§ Stored records:

-=-=-=-=-

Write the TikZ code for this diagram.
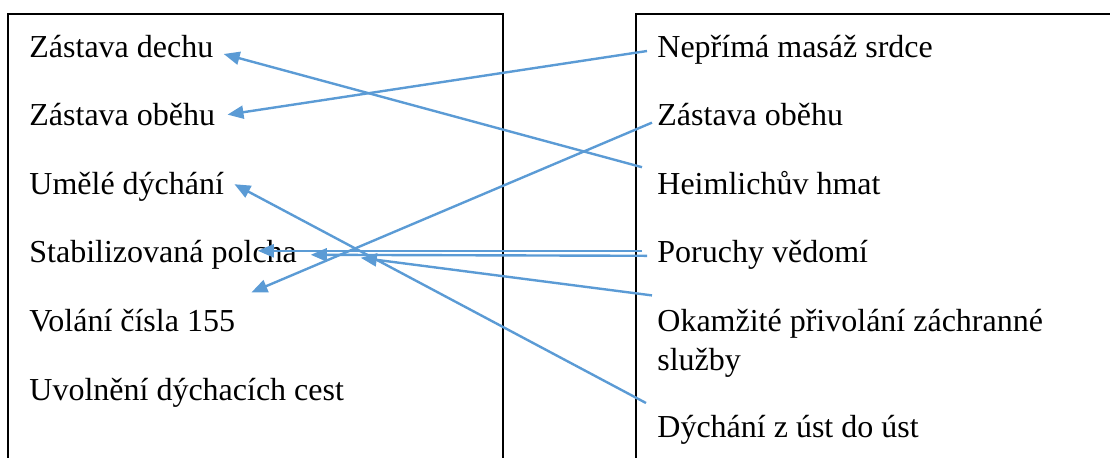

-=-=-=-=-

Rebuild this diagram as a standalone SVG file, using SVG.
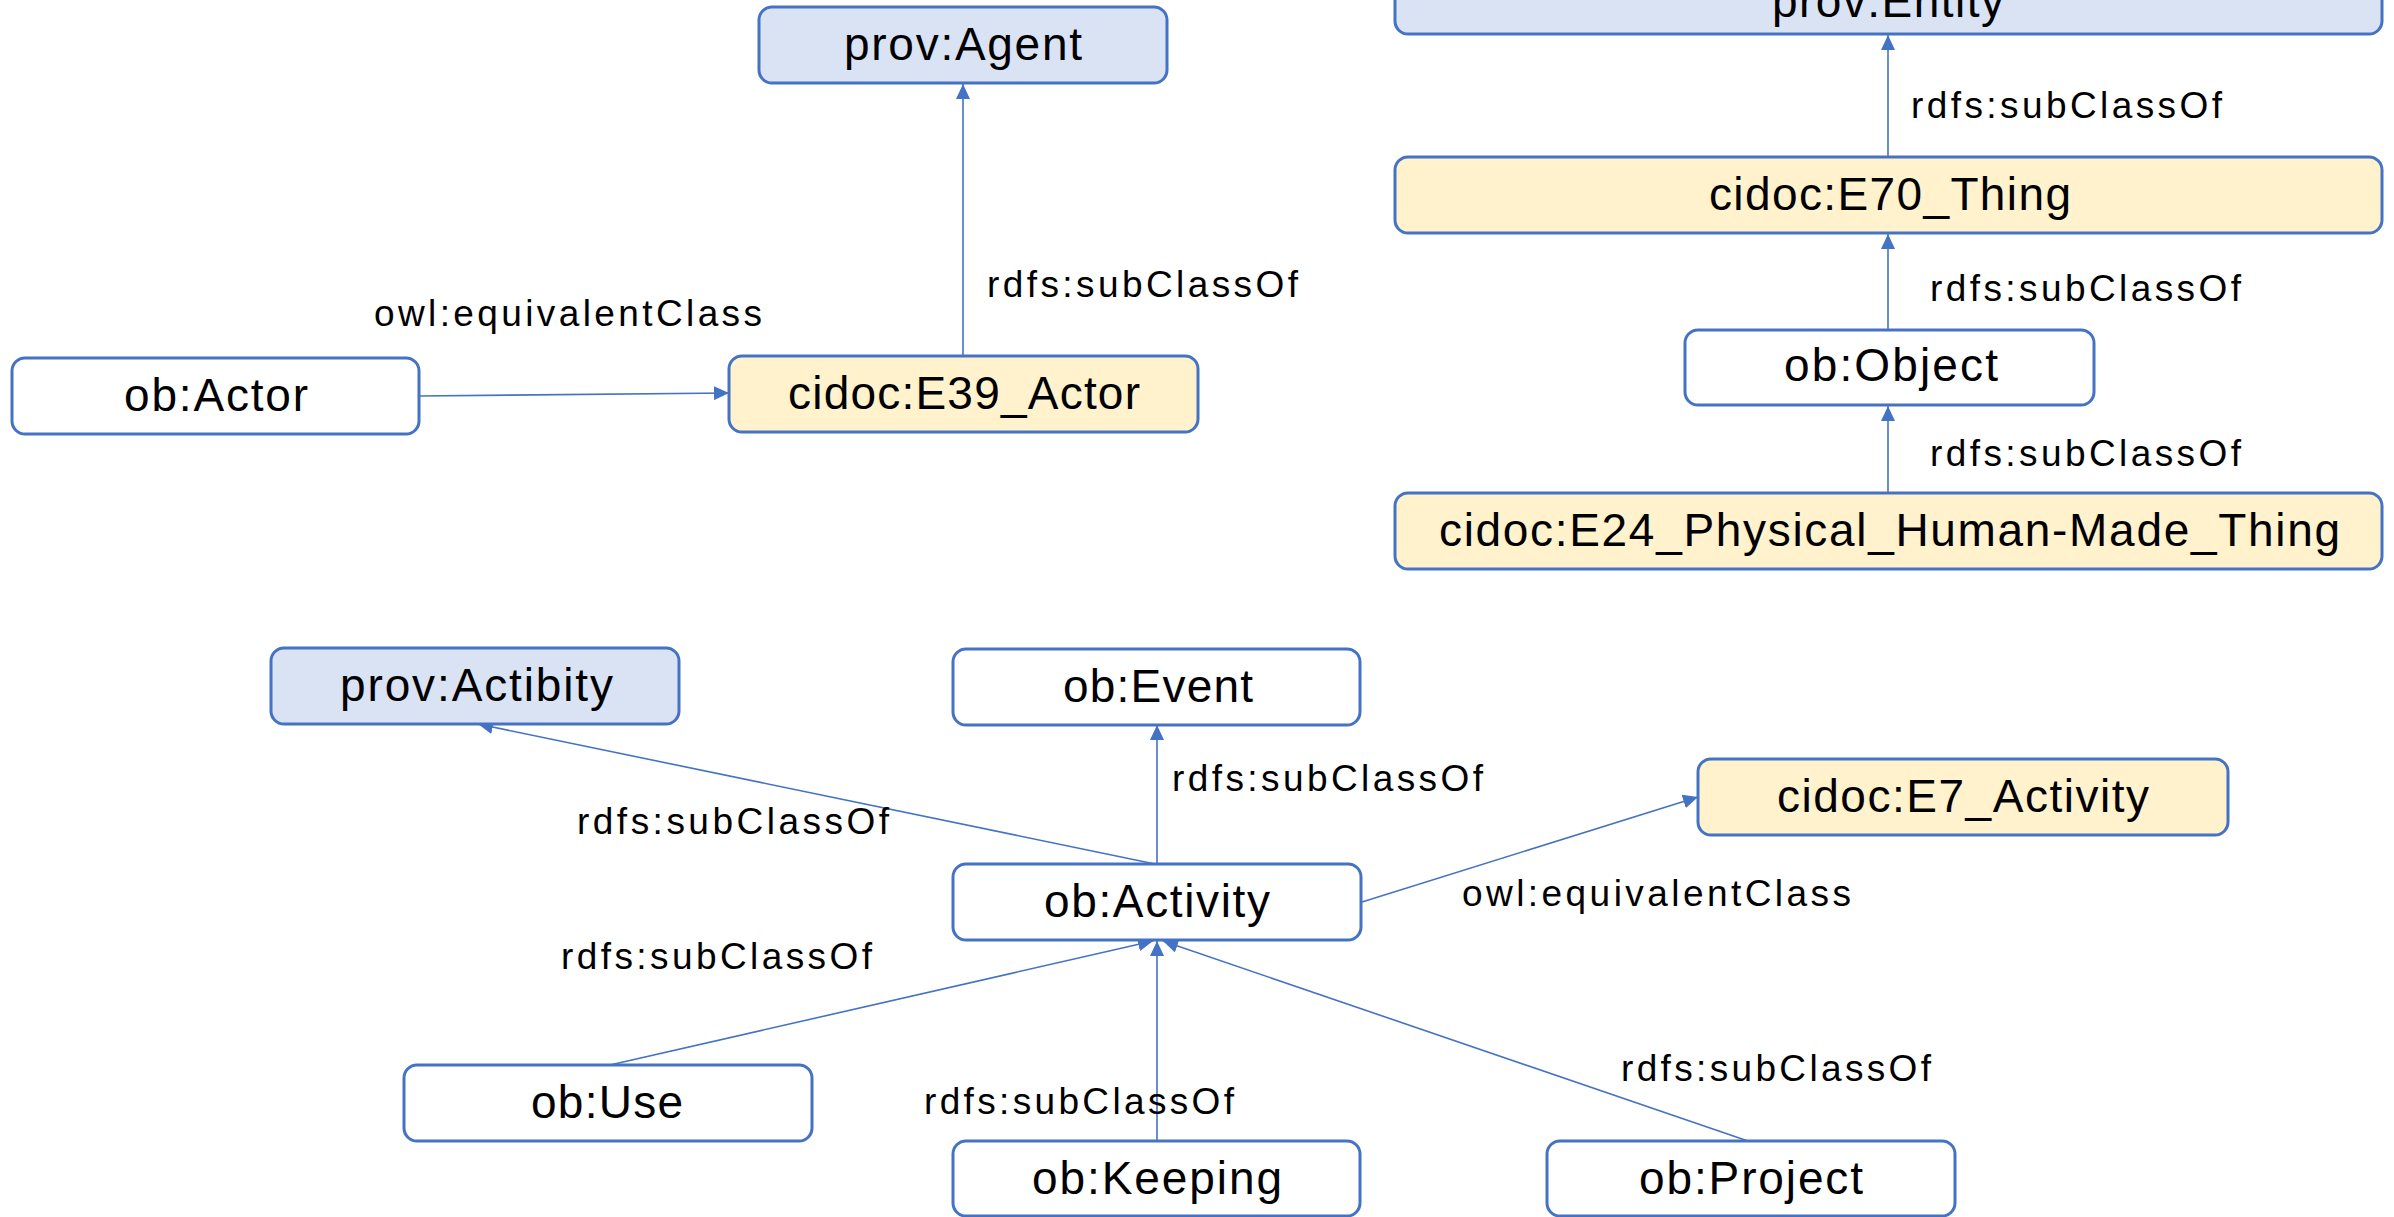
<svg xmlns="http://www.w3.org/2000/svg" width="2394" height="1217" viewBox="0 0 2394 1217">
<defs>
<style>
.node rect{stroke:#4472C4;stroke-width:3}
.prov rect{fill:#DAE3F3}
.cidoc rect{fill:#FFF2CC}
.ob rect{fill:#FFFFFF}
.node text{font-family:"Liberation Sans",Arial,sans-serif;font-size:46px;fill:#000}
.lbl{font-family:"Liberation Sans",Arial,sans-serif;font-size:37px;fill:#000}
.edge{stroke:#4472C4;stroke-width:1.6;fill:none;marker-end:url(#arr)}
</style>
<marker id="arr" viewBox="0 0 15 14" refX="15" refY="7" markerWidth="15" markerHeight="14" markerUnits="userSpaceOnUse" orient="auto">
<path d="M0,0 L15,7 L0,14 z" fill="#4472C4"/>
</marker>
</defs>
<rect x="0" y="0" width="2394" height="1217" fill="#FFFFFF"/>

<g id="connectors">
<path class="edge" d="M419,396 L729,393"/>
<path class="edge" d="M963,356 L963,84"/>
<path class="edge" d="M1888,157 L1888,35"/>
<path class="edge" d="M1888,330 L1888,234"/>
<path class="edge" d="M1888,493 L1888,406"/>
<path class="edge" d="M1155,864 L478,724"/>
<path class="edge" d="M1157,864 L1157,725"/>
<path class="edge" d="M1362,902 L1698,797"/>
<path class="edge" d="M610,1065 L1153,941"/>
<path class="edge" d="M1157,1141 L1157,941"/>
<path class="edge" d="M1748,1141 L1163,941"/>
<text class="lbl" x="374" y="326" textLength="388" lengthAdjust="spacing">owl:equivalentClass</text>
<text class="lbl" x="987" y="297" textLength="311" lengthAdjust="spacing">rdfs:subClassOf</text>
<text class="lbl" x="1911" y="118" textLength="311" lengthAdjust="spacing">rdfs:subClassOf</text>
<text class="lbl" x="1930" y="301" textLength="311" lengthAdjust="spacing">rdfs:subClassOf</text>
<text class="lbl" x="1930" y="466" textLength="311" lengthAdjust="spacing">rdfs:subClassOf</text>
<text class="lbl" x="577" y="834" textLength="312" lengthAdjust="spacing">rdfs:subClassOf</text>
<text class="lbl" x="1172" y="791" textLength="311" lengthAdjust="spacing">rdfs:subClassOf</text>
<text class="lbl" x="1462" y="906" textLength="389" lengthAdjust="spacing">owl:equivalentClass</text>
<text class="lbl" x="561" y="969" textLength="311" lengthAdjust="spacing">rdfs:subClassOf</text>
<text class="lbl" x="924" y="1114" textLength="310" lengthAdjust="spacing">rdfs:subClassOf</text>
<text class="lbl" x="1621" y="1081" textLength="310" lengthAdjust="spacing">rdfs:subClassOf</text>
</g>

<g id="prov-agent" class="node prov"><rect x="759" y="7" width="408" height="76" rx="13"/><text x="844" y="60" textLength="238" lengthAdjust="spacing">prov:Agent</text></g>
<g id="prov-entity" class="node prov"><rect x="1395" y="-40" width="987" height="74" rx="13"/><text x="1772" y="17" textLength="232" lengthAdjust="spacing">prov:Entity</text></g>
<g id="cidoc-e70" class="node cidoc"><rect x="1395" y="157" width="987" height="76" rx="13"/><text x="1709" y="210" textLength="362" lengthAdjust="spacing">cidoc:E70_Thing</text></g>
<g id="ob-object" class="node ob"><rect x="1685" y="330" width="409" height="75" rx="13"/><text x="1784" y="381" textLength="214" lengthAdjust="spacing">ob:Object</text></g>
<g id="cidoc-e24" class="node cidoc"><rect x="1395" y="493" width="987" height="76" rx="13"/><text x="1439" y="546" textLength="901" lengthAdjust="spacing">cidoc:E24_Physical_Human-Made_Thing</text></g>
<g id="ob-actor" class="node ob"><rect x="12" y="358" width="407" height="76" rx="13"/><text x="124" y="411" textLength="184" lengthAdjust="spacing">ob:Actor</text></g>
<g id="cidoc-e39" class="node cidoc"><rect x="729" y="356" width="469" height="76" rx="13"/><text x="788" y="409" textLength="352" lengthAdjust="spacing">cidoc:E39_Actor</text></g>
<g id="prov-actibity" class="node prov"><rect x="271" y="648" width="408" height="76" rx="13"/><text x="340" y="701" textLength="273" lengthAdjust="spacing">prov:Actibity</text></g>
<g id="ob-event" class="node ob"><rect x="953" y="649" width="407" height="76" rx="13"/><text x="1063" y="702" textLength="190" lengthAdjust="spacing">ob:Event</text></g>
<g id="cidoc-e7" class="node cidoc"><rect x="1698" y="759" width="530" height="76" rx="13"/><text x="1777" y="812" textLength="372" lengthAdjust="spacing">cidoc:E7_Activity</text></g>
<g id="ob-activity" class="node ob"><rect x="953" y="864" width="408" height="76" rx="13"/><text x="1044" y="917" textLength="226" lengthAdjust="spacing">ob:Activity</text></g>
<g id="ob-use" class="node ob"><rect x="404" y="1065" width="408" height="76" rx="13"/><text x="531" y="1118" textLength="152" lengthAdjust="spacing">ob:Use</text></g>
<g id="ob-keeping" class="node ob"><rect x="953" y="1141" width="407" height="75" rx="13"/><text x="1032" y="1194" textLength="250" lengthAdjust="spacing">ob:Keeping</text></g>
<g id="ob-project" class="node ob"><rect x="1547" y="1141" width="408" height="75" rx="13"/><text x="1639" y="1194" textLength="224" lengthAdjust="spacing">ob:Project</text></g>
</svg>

-=-=-=-=-

§ Set task:
Identify every line above with the string "diagram" in it. Copy those lines.

§ Complete response:
Write the TikZ code for this diagram.
Rebuild this diagram as a standalone SVG file, using SVG.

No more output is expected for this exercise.